• YOUR OBJECTIVE: Skip any picture you find and retype all the remaining lines exactly.
********
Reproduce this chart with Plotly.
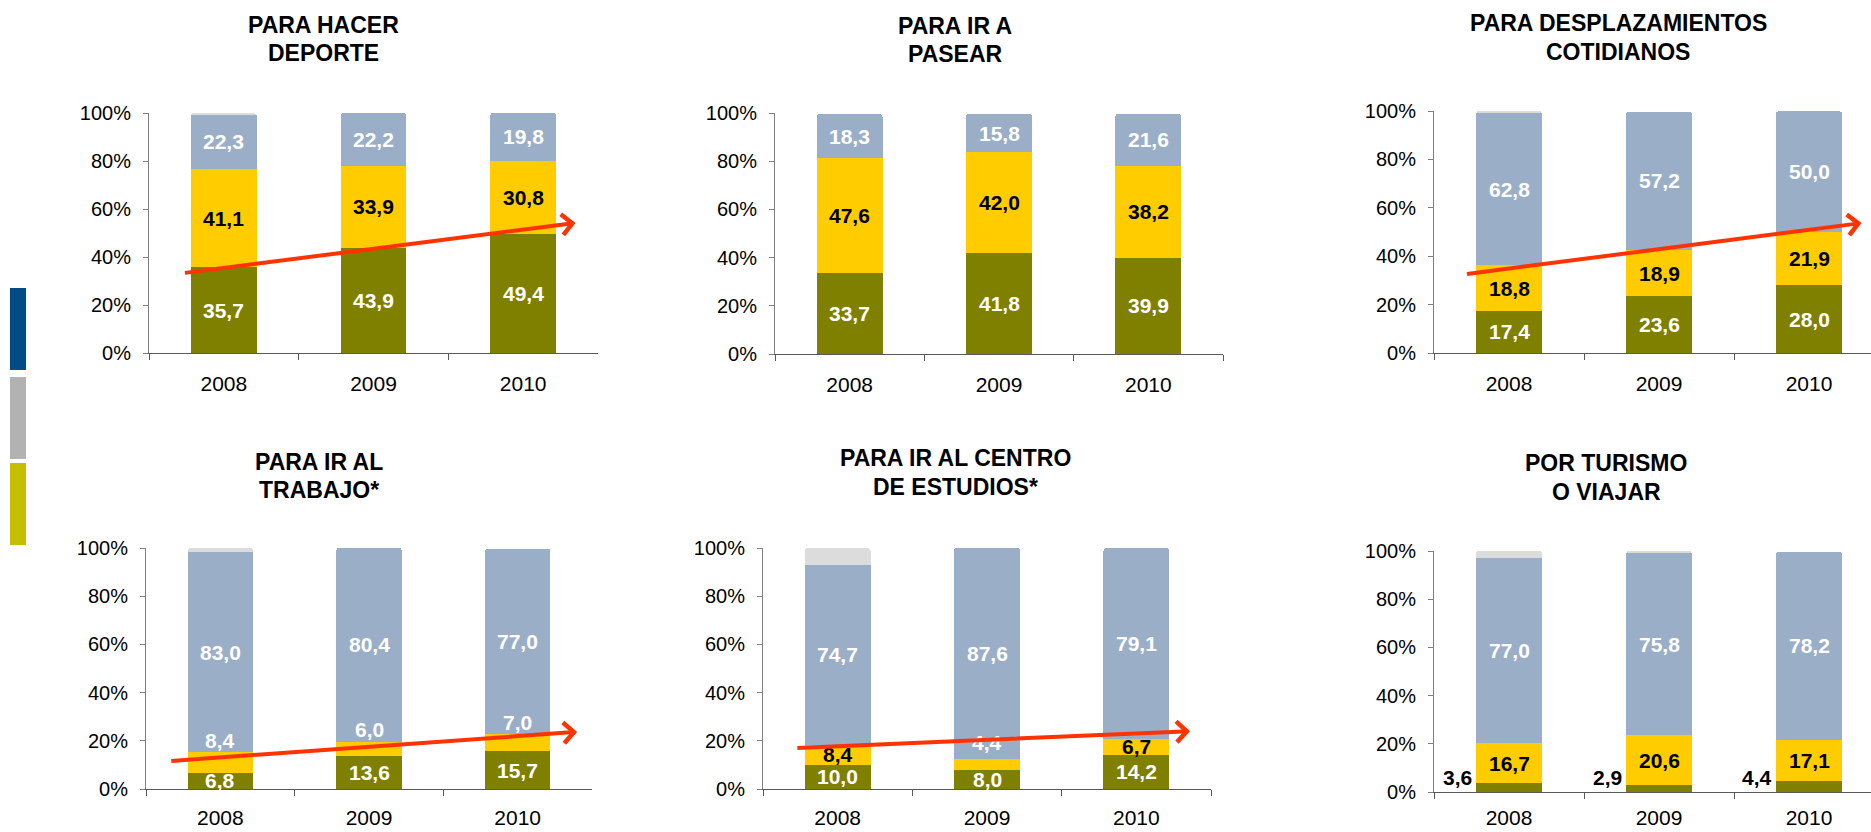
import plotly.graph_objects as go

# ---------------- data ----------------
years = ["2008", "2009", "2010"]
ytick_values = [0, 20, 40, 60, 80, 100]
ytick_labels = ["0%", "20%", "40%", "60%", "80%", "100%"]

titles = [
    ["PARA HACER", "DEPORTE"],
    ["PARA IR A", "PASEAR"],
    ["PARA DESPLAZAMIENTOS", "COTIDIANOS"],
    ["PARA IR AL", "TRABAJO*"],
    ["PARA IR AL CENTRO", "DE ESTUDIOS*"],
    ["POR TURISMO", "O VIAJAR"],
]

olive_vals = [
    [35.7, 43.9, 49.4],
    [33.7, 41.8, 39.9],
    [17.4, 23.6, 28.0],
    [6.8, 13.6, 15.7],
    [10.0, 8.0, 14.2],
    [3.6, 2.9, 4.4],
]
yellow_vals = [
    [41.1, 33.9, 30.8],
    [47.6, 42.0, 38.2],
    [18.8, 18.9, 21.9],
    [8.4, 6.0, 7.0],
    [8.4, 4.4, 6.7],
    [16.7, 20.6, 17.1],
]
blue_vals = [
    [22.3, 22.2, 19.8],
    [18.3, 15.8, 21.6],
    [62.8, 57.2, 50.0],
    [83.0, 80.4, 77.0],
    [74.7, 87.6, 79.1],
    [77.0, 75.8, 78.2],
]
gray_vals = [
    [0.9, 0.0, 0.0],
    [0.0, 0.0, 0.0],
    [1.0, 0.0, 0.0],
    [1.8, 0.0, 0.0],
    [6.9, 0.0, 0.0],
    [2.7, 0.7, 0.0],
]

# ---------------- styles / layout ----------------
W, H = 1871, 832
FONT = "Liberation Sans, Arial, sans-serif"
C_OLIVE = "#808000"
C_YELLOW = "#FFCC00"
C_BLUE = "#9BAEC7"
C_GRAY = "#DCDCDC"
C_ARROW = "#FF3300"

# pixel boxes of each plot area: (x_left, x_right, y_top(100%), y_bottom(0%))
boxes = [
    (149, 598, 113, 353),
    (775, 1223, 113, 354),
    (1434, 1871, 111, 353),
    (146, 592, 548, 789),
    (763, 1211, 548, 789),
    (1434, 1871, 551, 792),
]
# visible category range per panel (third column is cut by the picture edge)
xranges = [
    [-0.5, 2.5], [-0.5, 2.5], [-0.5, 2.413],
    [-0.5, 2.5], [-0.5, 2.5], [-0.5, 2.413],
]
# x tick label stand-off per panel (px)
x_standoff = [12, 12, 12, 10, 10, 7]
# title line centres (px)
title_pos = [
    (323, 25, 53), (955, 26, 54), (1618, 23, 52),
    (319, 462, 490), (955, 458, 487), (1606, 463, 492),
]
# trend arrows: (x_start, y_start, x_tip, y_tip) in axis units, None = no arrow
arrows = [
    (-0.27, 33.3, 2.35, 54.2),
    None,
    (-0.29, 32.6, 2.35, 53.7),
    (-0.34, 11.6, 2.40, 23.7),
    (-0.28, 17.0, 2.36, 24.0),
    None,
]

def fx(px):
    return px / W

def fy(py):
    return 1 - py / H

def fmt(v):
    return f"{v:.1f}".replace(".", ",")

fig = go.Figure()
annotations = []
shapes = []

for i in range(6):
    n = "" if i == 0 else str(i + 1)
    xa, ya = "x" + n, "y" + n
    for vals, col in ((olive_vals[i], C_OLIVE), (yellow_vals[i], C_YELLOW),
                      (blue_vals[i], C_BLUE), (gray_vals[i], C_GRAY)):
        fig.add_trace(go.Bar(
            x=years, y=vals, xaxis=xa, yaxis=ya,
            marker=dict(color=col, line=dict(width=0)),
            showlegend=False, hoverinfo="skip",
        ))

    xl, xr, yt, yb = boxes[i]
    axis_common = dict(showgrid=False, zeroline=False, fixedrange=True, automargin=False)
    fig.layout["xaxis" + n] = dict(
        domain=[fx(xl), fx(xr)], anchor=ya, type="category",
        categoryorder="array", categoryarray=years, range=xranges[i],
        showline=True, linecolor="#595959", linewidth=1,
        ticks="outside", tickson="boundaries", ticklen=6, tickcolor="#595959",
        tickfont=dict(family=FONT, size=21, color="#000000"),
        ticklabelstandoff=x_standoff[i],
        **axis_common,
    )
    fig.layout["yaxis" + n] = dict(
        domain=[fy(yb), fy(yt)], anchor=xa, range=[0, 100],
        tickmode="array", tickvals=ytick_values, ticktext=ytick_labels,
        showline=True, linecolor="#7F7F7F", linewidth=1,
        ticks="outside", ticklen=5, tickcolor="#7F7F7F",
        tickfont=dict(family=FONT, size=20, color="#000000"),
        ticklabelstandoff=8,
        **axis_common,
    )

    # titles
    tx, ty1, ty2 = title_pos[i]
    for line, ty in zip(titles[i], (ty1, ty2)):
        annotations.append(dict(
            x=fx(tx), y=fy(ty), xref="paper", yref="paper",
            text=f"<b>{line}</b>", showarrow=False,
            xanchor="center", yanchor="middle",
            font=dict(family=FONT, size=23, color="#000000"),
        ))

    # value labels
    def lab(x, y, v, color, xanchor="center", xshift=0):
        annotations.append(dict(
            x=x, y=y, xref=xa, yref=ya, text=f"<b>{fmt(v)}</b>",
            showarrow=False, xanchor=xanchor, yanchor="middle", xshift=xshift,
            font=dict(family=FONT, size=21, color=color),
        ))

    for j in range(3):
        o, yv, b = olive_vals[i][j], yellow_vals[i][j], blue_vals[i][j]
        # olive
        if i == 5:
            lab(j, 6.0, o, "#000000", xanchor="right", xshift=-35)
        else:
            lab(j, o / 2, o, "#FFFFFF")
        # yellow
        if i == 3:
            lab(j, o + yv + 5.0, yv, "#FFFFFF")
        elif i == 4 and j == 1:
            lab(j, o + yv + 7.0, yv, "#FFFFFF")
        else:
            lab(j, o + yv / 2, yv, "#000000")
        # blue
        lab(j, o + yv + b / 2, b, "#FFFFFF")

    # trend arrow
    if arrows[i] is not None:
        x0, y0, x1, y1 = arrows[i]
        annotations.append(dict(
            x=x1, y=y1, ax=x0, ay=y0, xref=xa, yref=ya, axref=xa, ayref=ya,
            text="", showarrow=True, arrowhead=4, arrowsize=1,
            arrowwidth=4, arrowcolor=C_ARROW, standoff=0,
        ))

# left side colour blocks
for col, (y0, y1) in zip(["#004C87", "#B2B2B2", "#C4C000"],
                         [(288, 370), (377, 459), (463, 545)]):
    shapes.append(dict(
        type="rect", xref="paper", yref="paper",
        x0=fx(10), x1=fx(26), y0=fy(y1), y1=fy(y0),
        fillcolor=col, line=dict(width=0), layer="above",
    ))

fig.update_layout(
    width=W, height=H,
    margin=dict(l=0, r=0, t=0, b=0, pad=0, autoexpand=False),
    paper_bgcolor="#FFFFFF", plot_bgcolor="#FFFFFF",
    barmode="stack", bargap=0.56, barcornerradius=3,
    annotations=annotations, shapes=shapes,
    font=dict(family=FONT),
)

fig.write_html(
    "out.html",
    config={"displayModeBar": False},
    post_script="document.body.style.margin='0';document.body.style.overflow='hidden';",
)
********
• ANSWER FOR THIS EXERCISE:
Reproduce this chart with Plotly.
import plotly.graph_objects as go

# ---------------- data ----------------
years = ["2008", "2009", "2010"]
ytick_values = [0, 20, 40, 60, 80, 100]
ytick_labels = ["0%", "20%", "40%", "60%", "80%", "100%"]

titles = [
    ["PARA HACER", "DEPORTE"],
    ["PARA IR A", "PASEAR"],
    ["PARA DESPLAZAMIENTOS", "COTIDIANOS"],
    ["PARA IR AL", "TRABAJO*"],
    ["PARA IR AL CENTRO", "DE ESTUDIOS*"],
    ["POR TURISMO", "O VIAJAR"],
]

olive_vals = [
    [35.7, 43.9, 49.4],
    [33.7, 41.8, 39.9],
    [17.4, 23.6, 28.0],
    [6.8, 13.6, 15.7],
    [10.0, 8.0, 14.2],
    [3.6, 2.9, 4.4],
]
yellow_vals = [
    [41.1, 33.9, 30.8],
    [47.6, 42.0, 38.2],
    [18.8, 18.9, 21.9],
    [8.4, 6.0, 7.0],
    [8.4, 4.4, 6.7],
    [16.7, 20.6, 17.1],
]
blue_vals = [
    [22.3, 22.2, 19.8],
    [18.3, 15.8, 21.6],
    [62.8, 57.2, 50.0],
    [83.0, 80.4, 77.0],
    [74.7, 87.6, 79.1],
    [77.0, 75.8, 78.2],
]
gray_vals = [
    [0.9, 0.0, 0.0],
    [0.0, 0.0, 0.0],
    [1.0, 0.0, 0.0],
    [1.8, 0.0, 0.0],
    [6.9, 0.0, 0.0],
    [2.7, 0.7, 0.0],
]

# ---------------- styles / layout ----------------
W, H = 1871, 832
FONT = "Liberation Sans, Arial, sans-serif"
C_OLIVE = "#808000"
C_YELLOW = "#FFCC00"
C_BLUE = "#9BAEC7"
C_GRAY = "#DCDCDC"
C_ARROW = "#FF3300"

# pixel boxes of each plot area: (x_left, x_right, y_top(100%), y_bottom(0%))
boxes = [
    (149, 598, 113, 353),
    (775, 1223, 113, 354),
    (1434, 1871, 111, 353),
    (146, 592, 548, 789),
    (763, 1211, 548, 789),
    (1434, 1871, 551, 792),
]
# visible category range per panel (third column is cut by the picture edge)
xranges = [
    [-0.5, 2.5], [-0.5, 2.5], [-0.5, 2.413],
    [-0.5, 2.5], [-0.5, 2.5], [-0.5, 2.413],
]
# x tick label stand-off per panel (px)
x_standoff = [12, 12, 12, 10, 10, 7]
# title line centres (px)
title_pos = [
    (323, 25, 53), (955, 26, 54), (1618, 23, 52),
    (319, 462, 490), (955, 458, 487), (1606, 463, 492),
]
# trend arrows: (x_start, y_start, x_tip, y_tip) in axis units, None = no arrow
arrows = [
    (-0.27, 33.3, 2.35, 54.2),
    None,
    (-0.29, 32.6, 2.35, 53.7),
    (-0.34, 11.6, 2.40, 23.7),
    (-0.28, 17.0, 2.36, 24.0),
    None,
]

def fx(px):
    return px / W

def fy(py):
    return 1 - py / H

def fmt(v):
    return f"{v:.1f}".replace(".", ",")

fig = go.Figure()
annotations = []
shapes = []

for i in range(6):
    n = "" if i == 0 else str(i + 1)
    xa, ya = "x" + n, "y" + n
    for vals, col in ((olive_vals[i], C_OLIVE), (yellow_vals[i], C_YELLOW),
                      (blue_vals[i], C_BLUE), (gray_vals[i], C_GRAY)):
        fig.add_trace(go.Bar(
            x=years, y=vals, xaxis=xa, yaxis=ya,
            marker=dict(color=col, line=dict(width=0)),
            showlegend=False, hoverinfo="skip",
        ))

    xl, xr, yt, yb = boxes[i]
    axis_common = dict(showgrid=False, zeroline=False, fixedrange=True, automargin=False)
    fig.layout["xaxis" + n] = dict(
        domain=[fx(xl), fx(xr)], anchor=ya, type="category",
        categoryorder="array", categoryarray=years, range=xranges[i],
        showline=True, linecolor="#595959", linewidth=1,
        ticks="outside", tickson="boundaries", ticklen=6, tickcolor="#595959",
        tickfont=dict(family=FONT, size=21, color="#000000"),
        ticklabelstandoff=x_standoff[i],
        **axis_common,
    )
    fig.layout["yaxis" + n] = dict(
        domain=[fy(yb), fy(yt)], anchor=xa, range=[0, 100],
        tickmode="array", tickvals=ytick_values, ticktext=ytick_labels,
        showline=True, linecolor="#7F7F7F", linewidth=1,
        ticks="outside", ticklen=5, tickcolor="#7F7F7F",
        tickfont=dict(family=FONT, size=20, color="#000000"),
        ticklabelstandoff=8,
        **axis_common,
    )

    # titles
    tx, ty1, ty2 = title_pos[i]
    for line, ty in zip(titles[i], (ty1, ty2)):
        annotations.append(dict(
            x=fx(tx), y=fy(ty), xref="paper", yref="paper",
            text=f"<b>{line}</b>", showarrow=False,
            xanchor="center", yanchor="middle",
            font=dict(family=FONT, size=23, color="#000000"),
        ))

    # value labels
    def lab(x, y, v, color, xanchor="center", xshift=0):
        annotations.append(dict(
            x=x, y=y, xref=xa, yref=ya, text=f"<b>{fmt(v)}</b>",
            showarrow=False, xanchor=xanchor, yanchor="middle", xshift=xshift,
            font=dict(family=FONT, size=21, color=color),
        ))

    for j in range(3):
        o, yv, b = olive_vals[i][j], yellow_vals[i][j], blue_vals[i][j]
        # olive
        if i == 5:
            lab(j, 6.0, o, "#000000", xanchor="right", xshift=-35)
        else:
            lab(j, o / 2, o, "#FFFFFF")
        # yellow
        if i == 3:
            lab(j, o + yv + 5.0, yv, "#FFFFFF")
        elif i == 4 and j == 1:
            lab(j, o + yv + 7.0, yv, "#FFFFFF")
        else:
            lab(j, o + yv / 2, yv, "#000000")
        # blue
        lab(j, o + yv + b / 2, b, "#FFFFFF")

    # trend arrow
    if arrows[i] is not None:
        x0, y0, x1, y1 = arrows[i]
        annotations.append(dict(
            x=x1, y=y1, ax=x0, ay=y0, xref=xa, yref=ya, axref=xa, ayref=ya,
            text="", showarrow=True, arrowhead=4, arrowsize=1,
            arrowwidth=4, arrowcolor=C_ARROW, standoff=0,
        ))

# left side colour blocks
for col, (y0, y1) in zip(["#004C87", "#B2B2B2", "#C4C000"],
                         [(288, 370), (377, 459), (463, 545)]):
    shapes.append(dict(
        type="rect", xref="paper", yref="paper",
        x0=fx(10), x1=fx(26), y0=fy(y1), y1=fy(y0),
        fillcolor=col, line=dict(width=0), layer="above",
    ))

fig.update_layout(
    width=W, height=H,
    margin=dict(l=0, r=0, t=0, b=0, pad=0, autoexpand=False),
    paper_bgcolor="#FFFFFF", plot_bgcolor="#FFFFFF",
    barmode="stack", bargap=0.56, barcornerradius=3,
    annotations=annotations, shapes=shapes,
    font=dict(family=FONT),
)

fig.write_html(
    "out.html",
    config={"displayModeBar": False},
    post_script="document.body.style.margin='0';document.body.style.overflow='hidden';",
)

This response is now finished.